Beispiel #1
0
    def _calc_synthetic_factor_loading(cls,
                                       start_date,
                                       end_date=None,
                                       month_end=True,
                                       save=False,
                                       **kwargs):
        """
        计算指定日期的样本个股的合成因子的载荷,并保存至因子数据库
        Parameters
        --------
        :param start_date: datetime-like, str
            开始日期
        :param end_date: datetime-like, str,默认None
            结束日期,如果为None,则只计算start_date日期的因子载荷
        :param month_end: bool,默认True
            只计算月末时点的因子载荷,该参数只在end_date不为None时有效,并且不论end_date是否为None,都会计算第一天的因子载荷
        :param save: 是否保存至因子数据库,默认为False
        :param kwargs:
            'multi_proc': bool, True=采用多进程, False=采用单进程, 默认为False
            'com_factors': list, 成分因子的类实例list
        :return: 因子载荷,DataFrame
        --------
            因子载荷,DataFrame
            0: ID, 证券ID,为索引
            1: factorvalue, 因子载荷
        """
        # 取得交易日序列
        start_date = Utils.to_date(start_date)
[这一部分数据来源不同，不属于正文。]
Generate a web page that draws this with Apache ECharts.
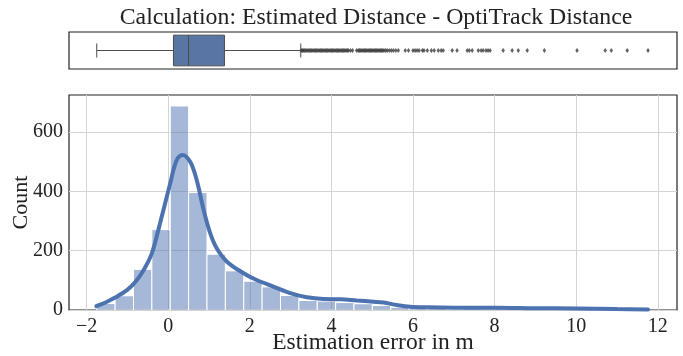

        if end_date is not None:
            end_date = Utils.to_date(end_date)
            trading_days_series = Utils.get_trading_days(start=start_date,
                                                         end=end_date)
        else:
            trading_days_series = Utils.get_trading_days(end=start_date,
                                                         ndays=1)
        # 遍历交易日序列, 计算合成因子下各个成分因子的因子载荷
        if 'multi_proc' not in kwargs:
            kwargs['multi_proc'] = False
        for calc_date in trading_days_series:
            if month_end and (not Utils.is_month_end(calc_date)):
                continue
            # 计算各成分因子的因子载荷
            # for com_factor in eval('risk_ct.' + cls.__name__.upper() + '_CT')['component']:
            #     factor = eval(com_factor + '()')
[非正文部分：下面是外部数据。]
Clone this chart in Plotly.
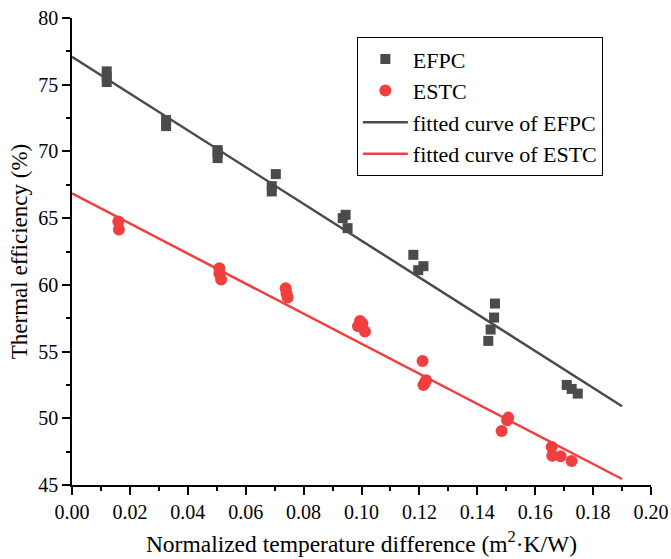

            #     factor.calc_factor_loading(start_date=calc_date, end_date=None, month_end=month_end, save=save, multi_proc=kwargs['multi_proc'])
            for com_factor in kwargs['com_factors']:
                com_factor.calc_factor_loading(start_date=calc_date,
                                               end_date=None,
                                               month_end=month_end,
                                               save=save,
                                               multi_proc=kwargs['multi_proc'])
            # 计算合成因子
            synthetic_factor = pd.DataFrame()
            df_industry_classify = Utils.get_industry_classify()  # 个股行业分类数据
            for com_factor in eval('risk_ct.' + cls.__name__.upper() +
                                   '_CT')['component']:
                factor_path = os.path.join(
                    factor_ct.FACTOR_DB.db_path,
                    eval('risk_ct.' + com_factor + '_CT')['db_file'])
                factor_loading = Utils.read_factor_loading(
                    factor_path,
                    Utils.datetimelike_to_str(calc_date, dash=False))
                factor_loading.drop(columns='date', inplace=True)
                factor_loading.rename(columns={'factorvalue': com_factor},
                                      inplace=True)
                # 添加行业分类数据
                factor_loading = pd.merge(
                    left=factor_loading,
                    right=df_industry_classify[['id', 'ind_code']],
                    how='inner',
                    on='id')
                # 取得含缺失值的因子载荷数据
                missingdata_factor = factor_loading[
                    factor_loading[com_factor].isna()]
                # 删除factor_loading中的缺失值
                factor_loading.dropna(axis='index', how='any', inplace=True)
                # 对factor_loading去极值、标准化
                factor_loading = Utils.normalize_data(factor_loading,
                                                      id='id',
                                                      columns=com_factor,
                                                      treat_outlier=True,
                                                      weight='cap',
                                                      calc_date=calc_date)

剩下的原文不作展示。